* [MATERIAL SHOWN]:
━━━━━━

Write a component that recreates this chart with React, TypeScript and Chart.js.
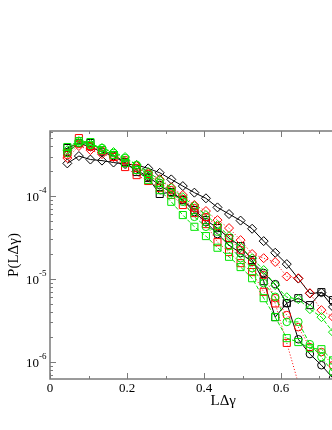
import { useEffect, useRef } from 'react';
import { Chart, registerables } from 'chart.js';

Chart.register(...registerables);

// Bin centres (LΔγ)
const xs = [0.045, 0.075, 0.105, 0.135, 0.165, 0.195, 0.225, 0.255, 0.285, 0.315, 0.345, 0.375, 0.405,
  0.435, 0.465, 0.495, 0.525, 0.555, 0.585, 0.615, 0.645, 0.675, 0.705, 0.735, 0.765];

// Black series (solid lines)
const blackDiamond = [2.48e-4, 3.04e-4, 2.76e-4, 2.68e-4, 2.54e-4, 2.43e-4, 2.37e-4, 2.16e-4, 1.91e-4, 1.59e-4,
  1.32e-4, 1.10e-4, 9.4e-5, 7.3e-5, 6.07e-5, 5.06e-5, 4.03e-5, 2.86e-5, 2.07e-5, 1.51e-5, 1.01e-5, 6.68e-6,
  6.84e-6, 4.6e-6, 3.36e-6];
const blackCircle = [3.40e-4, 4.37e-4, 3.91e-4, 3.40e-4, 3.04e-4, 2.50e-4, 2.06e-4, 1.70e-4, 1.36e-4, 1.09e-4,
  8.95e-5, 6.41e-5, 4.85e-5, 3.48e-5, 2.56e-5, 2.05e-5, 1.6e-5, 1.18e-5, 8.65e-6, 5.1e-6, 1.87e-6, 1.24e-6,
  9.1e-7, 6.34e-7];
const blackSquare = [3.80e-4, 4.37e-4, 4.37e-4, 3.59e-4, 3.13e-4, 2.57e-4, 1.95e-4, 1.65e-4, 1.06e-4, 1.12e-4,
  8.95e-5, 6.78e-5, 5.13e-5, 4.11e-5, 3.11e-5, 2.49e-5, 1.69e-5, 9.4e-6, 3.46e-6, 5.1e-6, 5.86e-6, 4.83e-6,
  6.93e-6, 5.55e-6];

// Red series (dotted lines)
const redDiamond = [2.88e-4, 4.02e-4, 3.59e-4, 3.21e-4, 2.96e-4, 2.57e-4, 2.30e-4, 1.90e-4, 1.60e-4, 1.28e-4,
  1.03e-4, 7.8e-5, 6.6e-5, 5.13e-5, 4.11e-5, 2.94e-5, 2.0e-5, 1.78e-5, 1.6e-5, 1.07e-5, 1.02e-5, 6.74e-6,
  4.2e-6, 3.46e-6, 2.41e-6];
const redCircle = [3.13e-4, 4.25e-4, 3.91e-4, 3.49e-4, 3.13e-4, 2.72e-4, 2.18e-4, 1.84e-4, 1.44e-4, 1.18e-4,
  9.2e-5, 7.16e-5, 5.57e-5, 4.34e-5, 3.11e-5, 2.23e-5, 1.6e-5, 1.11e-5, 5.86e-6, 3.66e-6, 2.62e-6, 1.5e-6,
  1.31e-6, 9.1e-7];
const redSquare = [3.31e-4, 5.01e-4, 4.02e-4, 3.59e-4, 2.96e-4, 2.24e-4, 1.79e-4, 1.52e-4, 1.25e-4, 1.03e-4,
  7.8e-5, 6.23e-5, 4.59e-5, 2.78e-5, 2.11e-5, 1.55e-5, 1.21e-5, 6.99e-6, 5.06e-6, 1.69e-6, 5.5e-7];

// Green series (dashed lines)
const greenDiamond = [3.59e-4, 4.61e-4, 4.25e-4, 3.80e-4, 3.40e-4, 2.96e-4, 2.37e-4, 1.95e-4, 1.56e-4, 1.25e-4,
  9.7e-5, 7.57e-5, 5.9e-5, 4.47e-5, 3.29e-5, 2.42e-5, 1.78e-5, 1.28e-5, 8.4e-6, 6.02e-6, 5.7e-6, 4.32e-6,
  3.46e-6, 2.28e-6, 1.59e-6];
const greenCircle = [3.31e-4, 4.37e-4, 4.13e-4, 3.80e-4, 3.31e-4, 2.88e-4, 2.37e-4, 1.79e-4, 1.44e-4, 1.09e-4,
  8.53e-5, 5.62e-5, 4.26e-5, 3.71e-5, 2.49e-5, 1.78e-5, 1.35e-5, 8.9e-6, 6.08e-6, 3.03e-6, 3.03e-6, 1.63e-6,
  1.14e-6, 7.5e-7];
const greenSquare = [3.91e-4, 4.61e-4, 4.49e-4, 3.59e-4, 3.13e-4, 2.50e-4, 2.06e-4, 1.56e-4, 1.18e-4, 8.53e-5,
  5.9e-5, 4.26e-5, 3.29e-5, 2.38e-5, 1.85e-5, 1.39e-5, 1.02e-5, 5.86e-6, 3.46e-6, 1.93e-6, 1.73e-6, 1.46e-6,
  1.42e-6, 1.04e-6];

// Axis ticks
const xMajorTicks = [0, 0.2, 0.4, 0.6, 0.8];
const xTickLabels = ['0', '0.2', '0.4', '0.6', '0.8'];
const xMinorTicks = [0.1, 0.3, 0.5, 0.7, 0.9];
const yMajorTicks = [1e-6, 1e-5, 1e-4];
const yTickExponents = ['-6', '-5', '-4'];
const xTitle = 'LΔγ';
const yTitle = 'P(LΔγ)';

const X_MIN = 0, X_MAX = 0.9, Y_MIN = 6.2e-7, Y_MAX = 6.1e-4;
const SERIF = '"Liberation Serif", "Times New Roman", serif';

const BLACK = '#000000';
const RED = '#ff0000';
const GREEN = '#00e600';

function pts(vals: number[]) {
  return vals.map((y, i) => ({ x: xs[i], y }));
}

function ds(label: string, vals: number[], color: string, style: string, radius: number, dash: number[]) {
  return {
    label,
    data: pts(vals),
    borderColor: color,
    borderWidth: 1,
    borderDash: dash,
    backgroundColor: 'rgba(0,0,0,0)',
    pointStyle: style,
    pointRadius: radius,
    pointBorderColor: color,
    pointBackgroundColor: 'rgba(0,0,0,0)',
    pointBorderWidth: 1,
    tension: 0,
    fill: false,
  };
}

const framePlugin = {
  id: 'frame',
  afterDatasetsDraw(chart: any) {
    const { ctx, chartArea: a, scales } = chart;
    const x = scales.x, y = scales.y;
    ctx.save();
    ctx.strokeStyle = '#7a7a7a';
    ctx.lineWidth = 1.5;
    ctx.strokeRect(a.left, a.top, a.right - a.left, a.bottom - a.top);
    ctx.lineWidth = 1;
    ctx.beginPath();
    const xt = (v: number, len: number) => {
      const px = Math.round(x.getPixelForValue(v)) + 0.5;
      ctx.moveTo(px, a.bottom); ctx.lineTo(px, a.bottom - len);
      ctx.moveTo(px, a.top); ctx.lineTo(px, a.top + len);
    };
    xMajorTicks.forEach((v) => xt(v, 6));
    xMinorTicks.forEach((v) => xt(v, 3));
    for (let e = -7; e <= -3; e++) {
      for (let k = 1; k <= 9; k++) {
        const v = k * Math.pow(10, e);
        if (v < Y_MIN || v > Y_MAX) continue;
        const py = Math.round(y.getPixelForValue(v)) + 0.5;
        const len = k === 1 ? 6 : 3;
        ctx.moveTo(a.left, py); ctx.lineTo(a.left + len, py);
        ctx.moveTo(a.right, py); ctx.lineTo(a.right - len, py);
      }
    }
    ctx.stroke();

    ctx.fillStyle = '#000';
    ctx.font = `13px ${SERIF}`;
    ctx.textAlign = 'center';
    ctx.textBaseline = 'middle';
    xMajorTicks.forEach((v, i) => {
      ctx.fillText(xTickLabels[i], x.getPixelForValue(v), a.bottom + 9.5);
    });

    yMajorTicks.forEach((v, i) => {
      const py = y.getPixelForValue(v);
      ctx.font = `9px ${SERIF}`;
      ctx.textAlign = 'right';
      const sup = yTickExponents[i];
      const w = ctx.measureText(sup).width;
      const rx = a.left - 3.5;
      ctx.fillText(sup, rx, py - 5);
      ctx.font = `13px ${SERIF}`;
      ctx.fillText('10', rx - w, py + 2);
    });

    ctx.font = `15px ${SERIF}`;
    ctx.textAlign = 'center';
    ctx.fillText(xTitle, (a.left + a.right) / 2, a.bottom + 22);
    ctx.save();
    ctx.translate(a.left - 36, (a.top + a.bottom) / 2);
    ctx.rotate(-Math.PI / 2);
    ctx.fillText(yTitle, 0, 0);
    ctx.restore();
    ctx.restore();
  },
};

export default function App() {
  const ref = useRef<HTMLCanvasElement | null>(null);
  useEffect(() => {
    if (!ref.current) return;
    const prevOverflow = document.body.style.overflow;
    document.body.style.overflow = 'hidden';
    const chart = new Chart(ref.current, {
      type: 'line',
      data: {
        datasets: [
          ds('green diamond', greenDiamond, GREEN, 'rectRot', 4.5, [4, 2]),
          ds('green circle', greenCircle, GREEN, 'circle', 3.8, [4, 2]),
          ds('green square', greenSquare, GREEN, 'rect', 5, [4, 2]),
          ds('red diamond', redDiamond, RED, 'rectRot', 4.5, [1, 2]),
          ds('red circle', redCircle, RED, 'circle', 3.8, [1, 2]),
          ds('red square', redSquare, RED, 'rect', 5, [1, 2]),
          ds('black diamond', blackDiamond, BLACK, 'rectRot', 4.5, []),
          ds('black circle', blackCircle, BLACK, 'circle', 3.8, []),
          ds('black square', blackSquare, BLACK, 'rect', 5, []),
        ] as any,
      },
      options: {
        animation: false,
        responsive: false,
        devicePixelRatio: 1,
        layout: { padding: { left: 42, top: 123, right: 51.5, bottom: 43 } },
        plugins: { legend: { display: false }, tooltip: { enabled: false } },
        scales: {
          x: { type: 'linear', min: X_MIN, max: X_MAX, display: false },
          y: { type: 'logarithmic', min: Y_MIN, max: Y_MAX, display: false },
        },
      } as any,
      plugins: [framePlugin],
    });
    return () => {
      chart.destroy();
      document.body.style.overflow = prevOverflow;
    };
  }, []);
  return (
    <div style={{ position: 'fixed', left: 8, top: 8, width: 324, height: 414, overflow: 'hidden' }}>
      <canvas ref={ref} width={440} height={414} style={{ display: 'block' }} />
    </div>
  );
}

━━━━━━

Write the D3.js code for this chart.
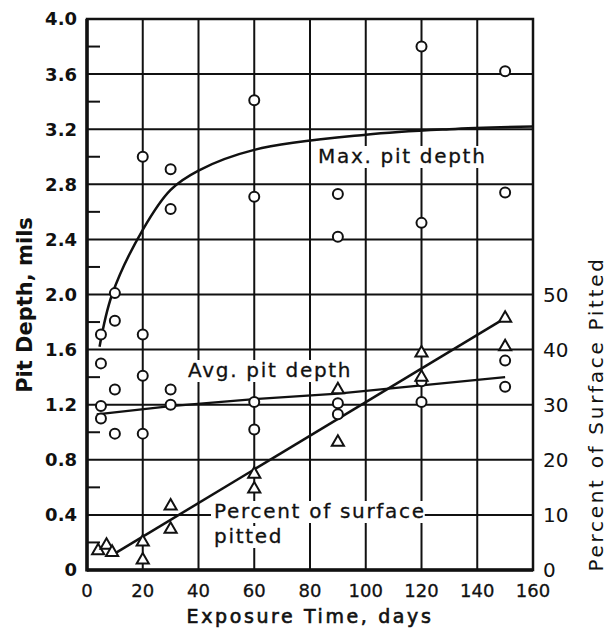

━━━━━━

* [TO BE DONE]:
Quote exactly what appears from the line containing "Write a component" through the line containing "0.705, 0.735, 0.765];", both included, except for the pictures, and nothing more.

* [TASK OUTPUT]:
Write a component that recreates this chart with React, TypeScript and Chart.js.
import { useEffect, useRef } from 'react';
import { Chart, registerables } from 'chart.js';

Chart.register(...registerables);

// Bin centres (LΔγ)
const xs = [0.045, 0.075, 0.105, 0.135, 0.165, 0.195, 0.225, 0.255, 0.285, 0.315, 0.345, 0.375, 0.405,
  0.435, 0.465, 0.495, 0.525, 0.555, 0.585, 0.615, 0.645, 0.675, 0.705, 0.735, 0.765];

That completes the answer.